La coltivazione del tartufo dà risultati diversi a seconda delle diverse varietà, nonostante la tartuficoltura sia ancora, per certi aspetti, allo stadio sperimentale
È bene definire un aspetto chiave: coltivare tartufi non è semplice. Questo perché è necessario adottare non solo tecniche di coltivazione diverse e più esigenti rispetto alle più comuni piante, ma soprattutto perché i risultati, attualmente ottenuti dopo svariate sperimentazioni in Francia e Italia, hanno prodotto risultati contrastanti. Se infatti alcune varietà di tartufo hanno consegnato coltivazioni e “raccolte” soddisfacenti, la varietà più pregiata, il tuber magnatum, non ha ancora permesso di osservare migliorie.
Per nascere e svilupparsi, i tartufi hanno bisogno di terreni particolari con condizioni climatiche altrettanto specifiche: il suolo deve essere soffice e umido per la gran parte dell’anno, deve essere ricco di calcio e con una buona circolazione di aria. Proprio tutti questi fattori ambientali fanno sì che il tartufo bianco diventi un fungo raro e ambito. La raccolta avviene generalmente da metà settembre a dicembre.
Coltivare tartufi
Un terreno adatto alla produzione del tartufo è senza dubbio uno molto calcareo e povero di humus. Come prima fase, è essenziale selezionare la varietà di tartufo che desideriamo “clonare”. Successivamente, bisogna impiantare quelle particolari essenze arboree e arbustive tartufigene, come la quercia, il nocciolo, il salice e il leccio. Una condizione fondamentale sta nella scelta delle essenze arboree, le quali devono essere precedentemente micorrizate. La micorizza non è altro che un’associazione simbiotica tra un fungo e una pianta superiore.
Discreti successi si sono avuti con l’impianto di piantine micorrizzate in aree boschive dove il tartufo cresce naturalmente, mentre altre micorrizzate “artificialmente” non hanno prodotto i risultati sperati. Il tempo di attecchimento medio è di circa 4 anni; all’undicesimo si raggiunge l’apice produttivo che persiste anche fino a 80 anni.

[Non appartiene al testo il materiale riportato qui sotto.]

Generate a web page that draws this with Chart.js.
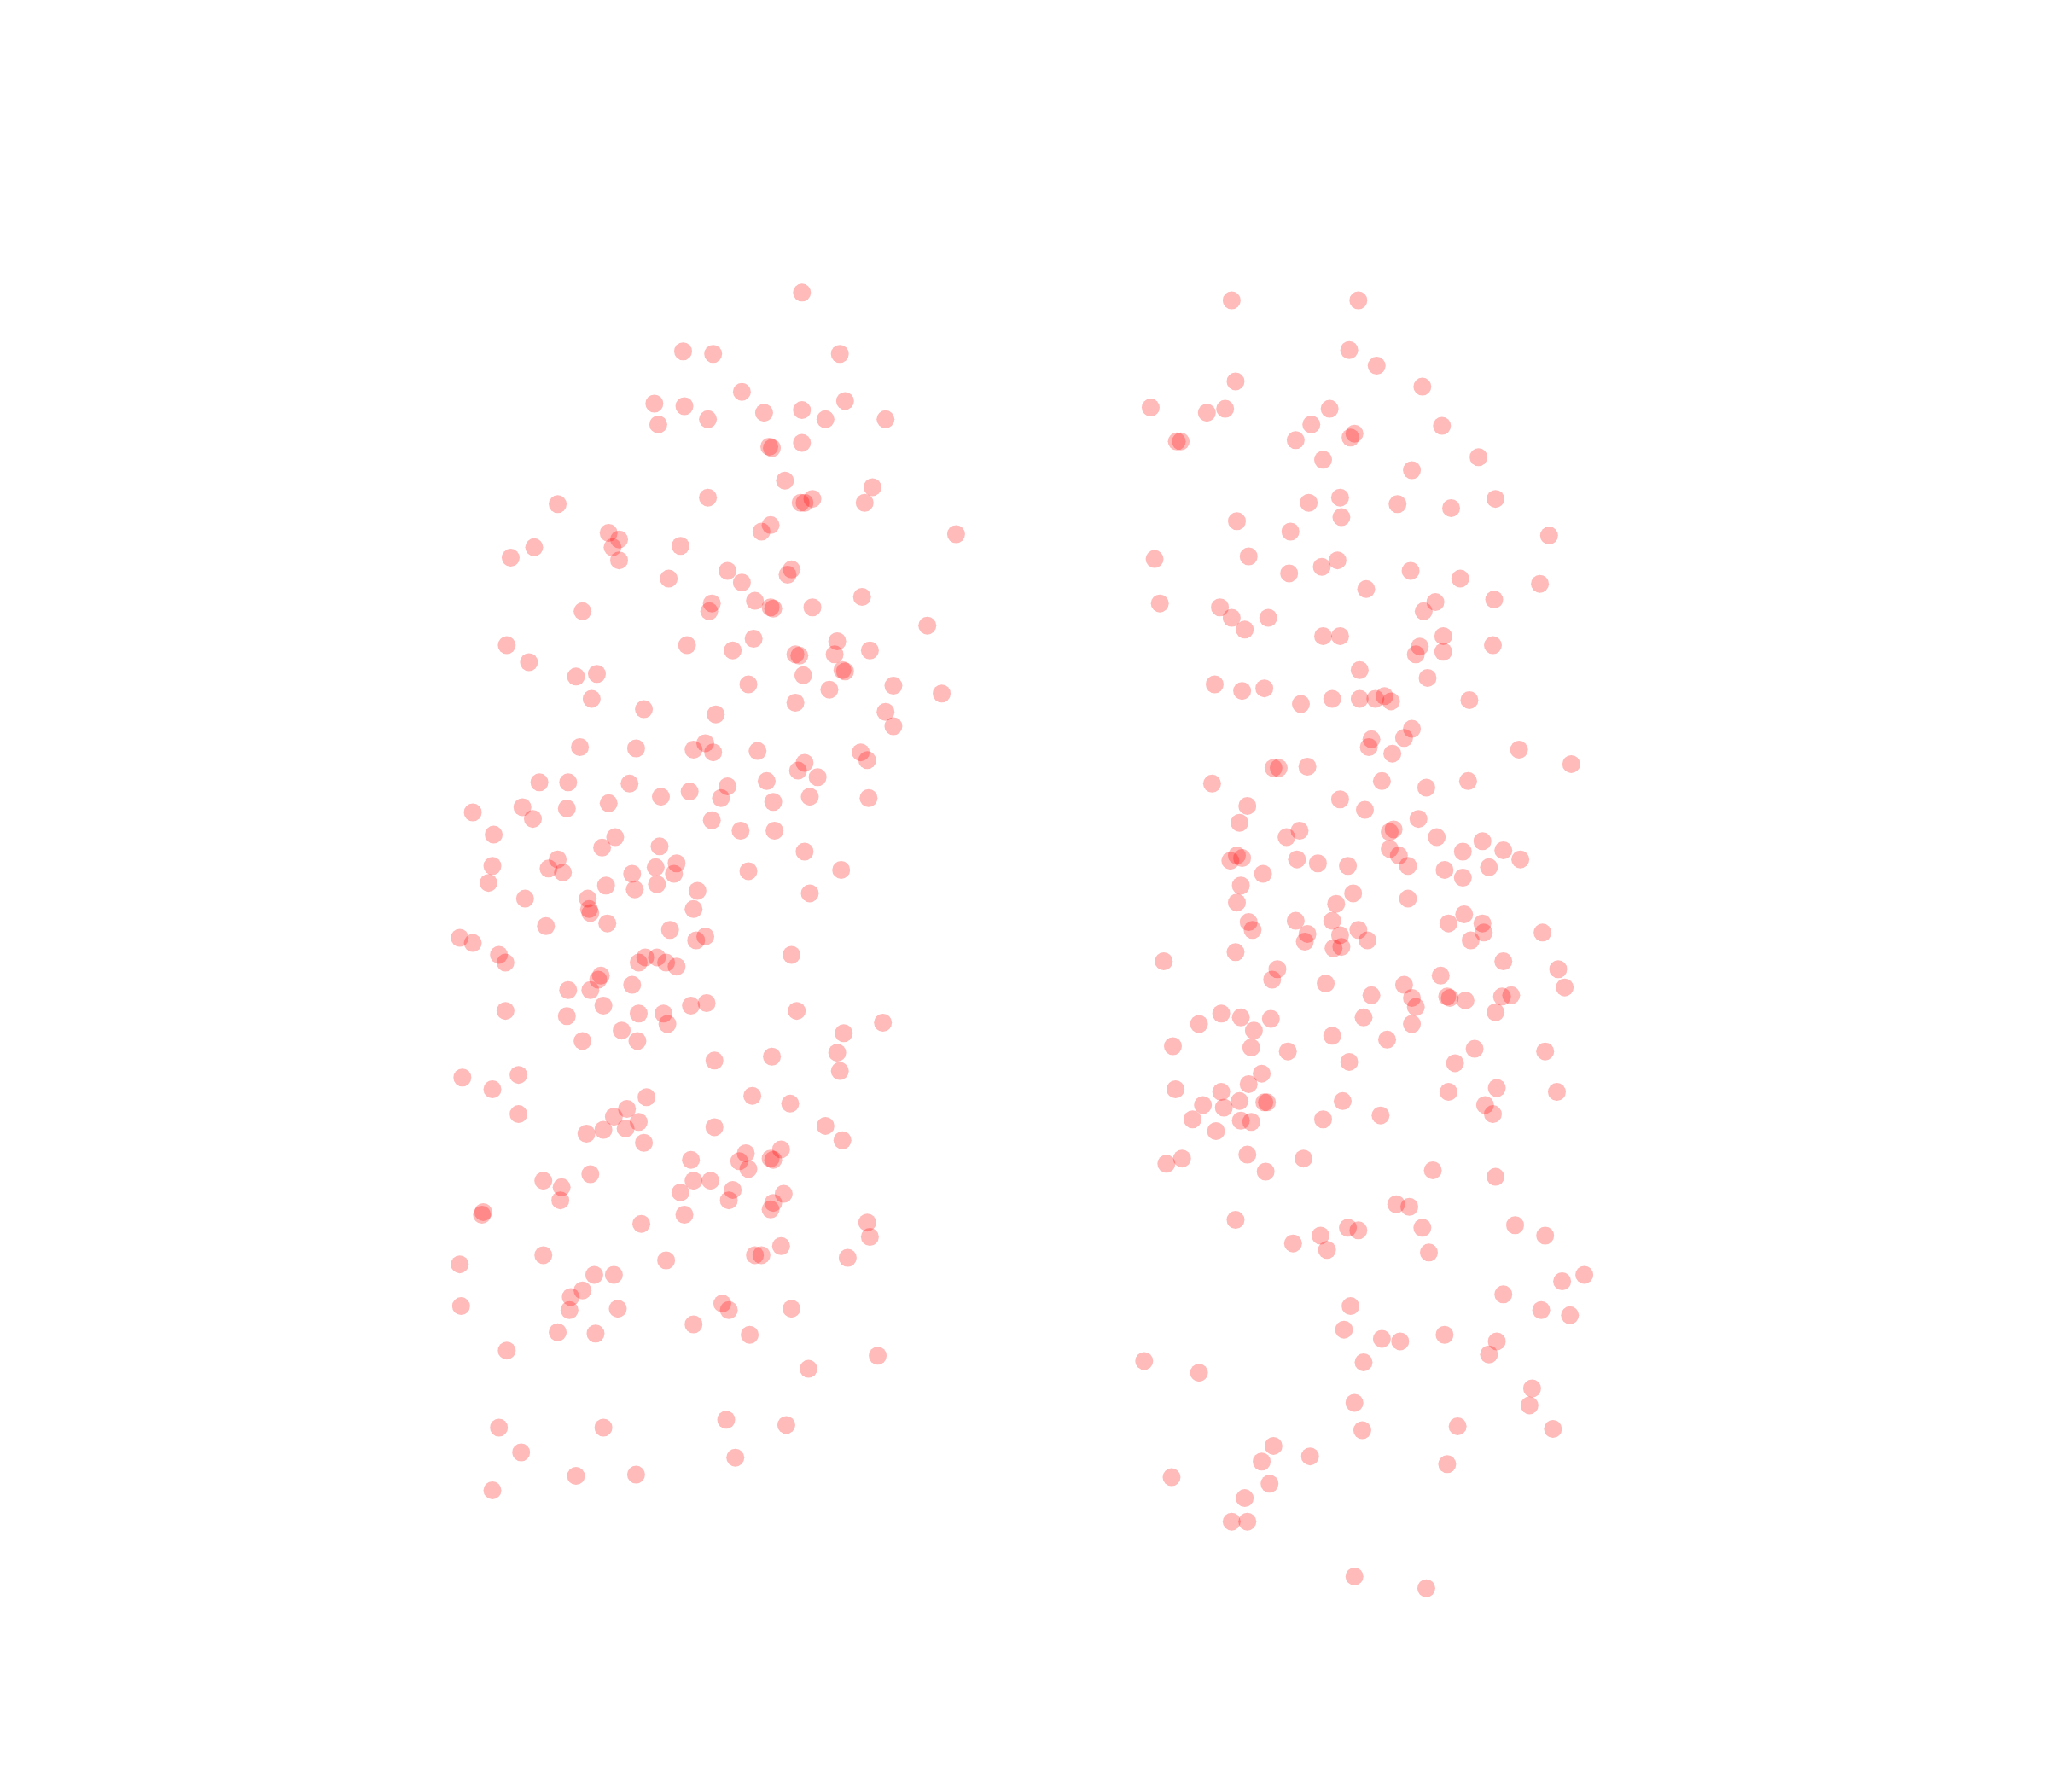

L’Unione europea ha da qualche anno finanziato le neoformazioni di tartufaie e, dal 2014, riconosce i tartufi come autentici prodotti agricoli. Una misura che nel nostro Paese deve essere ancora recepita per gli importanti vantaggi, portando di fatto la tassazione del prodotto fino al 10% (non più il 22%). In Italia la ricerca del tartufo è ancora “libera nei boschi e nei terreni non coltivati”. Una “passione” (perché no?) che, per il momento, sta rallentano la coltivazione dei “funghi” più pregiati e saporiti.